New lab, tech fostering innovation at Dartmouth High School
Dartmouth High School students are cutting into digital cadavers, discovering molecules in 3D, and building elaborate robots with new cutting-edge technology.
The high school’s new Innovation Lab, funded through a $500,000 grant, is now in use by students after months of planning and purchasing of high-tech tools. The lab is housed in a former conference room behind the library, and stocked with 3D printers, tools, and space for collaboration.
The lab only recently opened, but anatomy and physiology teachers Arlyn Bottcher and Dorann Cohen have already introduced their students to Carl. He is one of four cadavers programmed into an Anatomage table.
The Anatomage is a gurney-sized touch-screen tablet built into a large table, which allows students to dissect and analyze 3D human cadavers.
Carl is one of four cadavers built into the system, modeled by taking 3D photographs of the real body of a Texas death row inmate. With the press of a button, the simulation switches from slicing to internal models of skeletal, muscle, and nerve structures.
New equipment was also purchased for several classrooms at Dartmouth High. The engineering department installed new plasma cutters to cut through metal, laser cutters, and computer-controlled CNC machines which students are using to design objects on a computer and machine-carve them.
“It’s workforce development skills in computer-integrated manufacturing,” said engineering teacher Jeff Martin. “If you’re not going to college you can have a knowledge of design and cutting and machining operations. It gives another element to the students at Dartmouth High School.”

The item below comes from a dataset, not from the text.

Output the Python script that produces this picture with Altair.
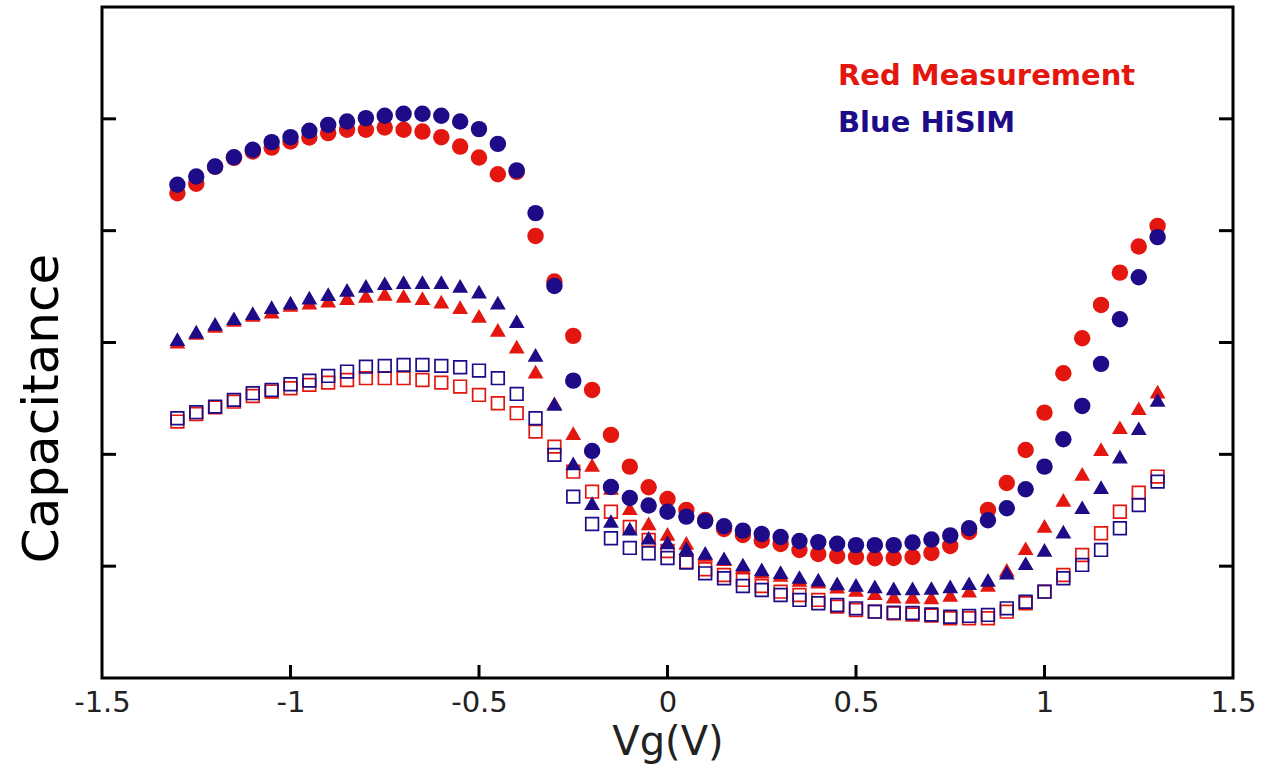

Student Alex Vieira built new tables for the innovation lab using the CNC machine. It was a process that took several tries to get right.
In the lab, 3D printers hummed away producing plastic tools designed by students using CAD programs. Students are not only using the 3D printers to learn, but also to solve real-world problems. In Dr. Peter Bangs’ biotechnology class, for example, students designed tool holders, rotating cylinders, and other tools after discovering a need for them in the classroom.
Bangs’ lab received zSpace computers. The computers include 3D glasses and a pen which allows students to interact with molecules and chemical reactions virtually.
“When you can look at things in 3D, it's so much better than really anyone can explain it,” Bangs said. “The kids get so engaged in these things.”
The tech was made possible by the $500,000 grant from the Massachusetts Workforce Development Board, which was awarded to the district in 2017. Superintendent Bonny Gifford applied for it at a time when the district was focusing on developing pathways to careers outside of the traditional four-year college degree.
“We wanted to provide experiences for kids that didn’t have their mind made up, who maybe never knew that a two-year degree at BCC or a tech school could provide them with a great career, coming out making some really darn good money,” Gifford said.
Once the district received the grant, Gifford and Dartmouth High Principal Ross Thibault reached out to teachers to determine exactly how to best use the funds. They approached teachers to ask what they wanted to do, and what they needed to do it.
When the tech was purchased, the district’s in-house maintenance staff took over an old conference room and storage area behind the high school library, transforming it into the innovation lab.
While the lab is now open to students, it is nowhere near complete. Thibault and GIfford both agreed it will be a transformative project, and is just the beginning.